Dia menduga dengan menyuruh Vivo menaikkan harga, ada indikasi Pertamina mau dongkrak penjualan pertalite Rp 10.000 per liter agar untung besar.

“Di negara maju, beradab, atau berkedaulatan rakyat, yang menjalankan hukum berdasarkan rule of law, kebijakan yang dengan sengaja merugikan masyarakat luas pasti akan mempunyai implikasi serius, bisa-bisa terkena mosi tidak percaya, alias lengser,” jelas Anthony.

Dia menyebut, cuma terjadi di Indonesia, menteri perintahkan harga naik.

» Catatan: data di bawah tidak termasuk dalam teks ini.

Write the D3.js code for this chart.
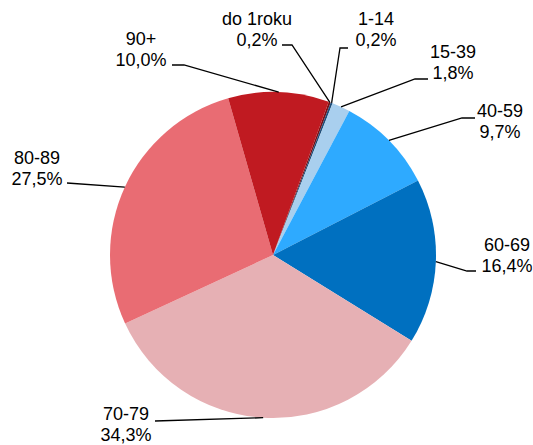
<!DOCTYPE html>
<html lang="pl">
<head>
<meta charset="UTF-8">
<title>Pie</title>
<script src="https://d3js.org/d3.v7.min.js"></script>
<style>
  body { margin: 0; background: #fff; }
  text { font-family: "Liberation Sans", Arial, sans-serif; font-size: 18px; fill: #000; }
</style>
</head>
<body>
<svg id="canvas"></svg>
<script>
// data
let categories = ['do 1roku', '1-14', '15-39', '40-59', '60-69', '70-79', '80-89', '90+']
let values = [0.2, 0.2, 1.8, 9.7, 16.4, 34.3, 27.5, 10.0]
let valueLabels = ['0,2%', '0,2%', '1,8%', '9,7%', '16,4%', '34,3%', '27,5%', '10,0%']

let colors = ['#7a1016', '#1f4e79', '#a9cfee', '#2eaaff', '#0070c0', '#e6b0b4', '#e96c73', '#c01a21']

// label layout: text centre x, first baseline y, leader end (at label) and elbow
let labelPos = [
  { x: 257, y: 25, lx: 282, ly: 45, ex: 292 },
  { x: 376, y: 25, lx: 348, ly: 48, ex: 340 },
  { x: 453, y: 58, lx: 428, ly: 79, ex: 415 },
  { x: 500, y: 117, lx: 475, ly: 118, ex: 462 },
  { x: 507, y: 251, lx: 476, ly: 271, ex: 467 },
  { x: 126, y: 420, lx: 155, ly: 421, ex: 155 },
  { x: 37, y: 164, lx: 67, ly: 183, ex: 67 },
  { x: 141, y: 45, lx: 172, ly: 65, ex: 184 }
]

let width = 533
let height = 445
let cx = 273
let cy = 255
let radius = 163
let startAngle = 20 * Math.PI / 180

let svg = d3.select('svg').attr('width', width).attr('height', height)

let pie = d3.pie()
  .sort(null)
  .startAngle(startAngle)
  .endAngle(startAngle + 2 * Math.PI)
  .value((d) => d)

let arcs = pie(values)

let arc = d3.arc().innerRadius(0).outerRadius(radius)

let g = svg.append('g').attr('transform', 'translate(' + cx + ',' + cy + ')')

g.selectAll('path')
  .data(arcs)
  .enter()
  .append('path')
  .attr('d', arc)
  .attr('fill', (d, i) => colors[i])

// leader lines
let edgePoint = (d) => {
  let a = (d.startAngle + d.endAngle) / 2
  return [cx + radius * Math.sin(a), cy - radius * Math.cos(a)]
}

svg.selectAll('polyline')
  .data(arcs)
  .enter()
  .append('polyline')
  .attr('fill', 'none')
  .attr('stroke', '#000')
  .attr('stroke-width', 1.3)
  .attr('points', (d, i) => {
    let p = labelPos[i]
    let e = edgePoint(d)
    return [[p.lx, p.ly], [p.ex, p.ly], e].map((q) => q.join(',')).join(' ')
  })

// labels
let labels = svg.selectAll('text.lbl')
  .data(categories)
  .enter()
  .append('text')
  .attr('class', 'lbl')
  .attr('text-anchor', 'middle')

labels.append('tspan')
  .attr('x', (d, i) => labelPos[i].x)
  .attr('y', (d, i) => labelPos[i].y)
  .text((d) => d)

labels.append('tspan')
  .attr('x', (d, i) => labelPos[i].x)
  .attr('y', (d, i) => labelPos[i].y + 21)
  .text((d, i) => valueLabels[i])
</script>
</body>
</html>
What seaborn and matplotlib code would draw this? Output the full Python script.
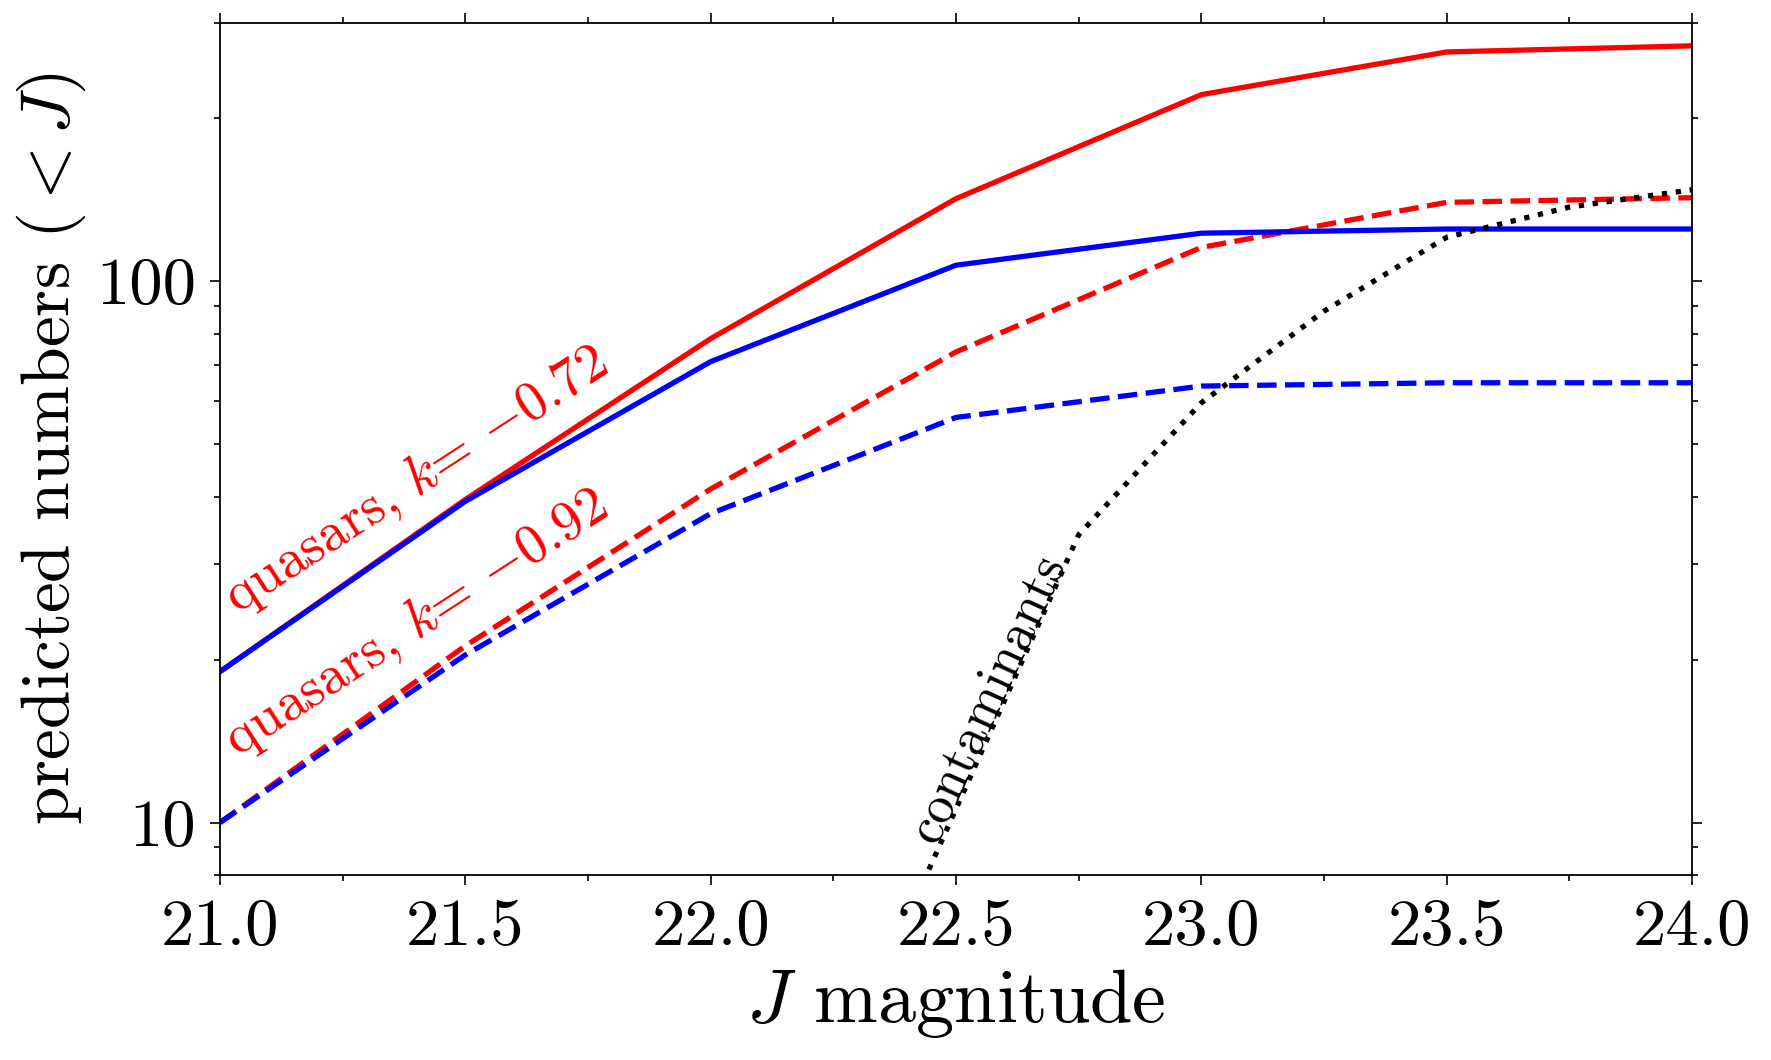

“Apa hak pemerintah (menteri) minta Vivo naikkan harga Revvo 89. Apakah ini BBM bersubsidi? Kalau bukan, hak Vivo turunkan harga dengan pertimbangan bisnis. Ada perusahaan ‘obral’ kenapa dilarang,” pungkas dia.

Sebelumnya, Presiden Joko Widodo resmi menaikkan harga BBM bersubsidi, yakni Pertalite dan Solar. Jokowi mengatakan hal ini terkait dengan peningkatan subsidi dari APBN.

“Yaitu mengalihkan subsidi BBM sehingga harga beberapa jenis BBM yang selama ini dapat subsidi mengalami penyesuaian,” katanya.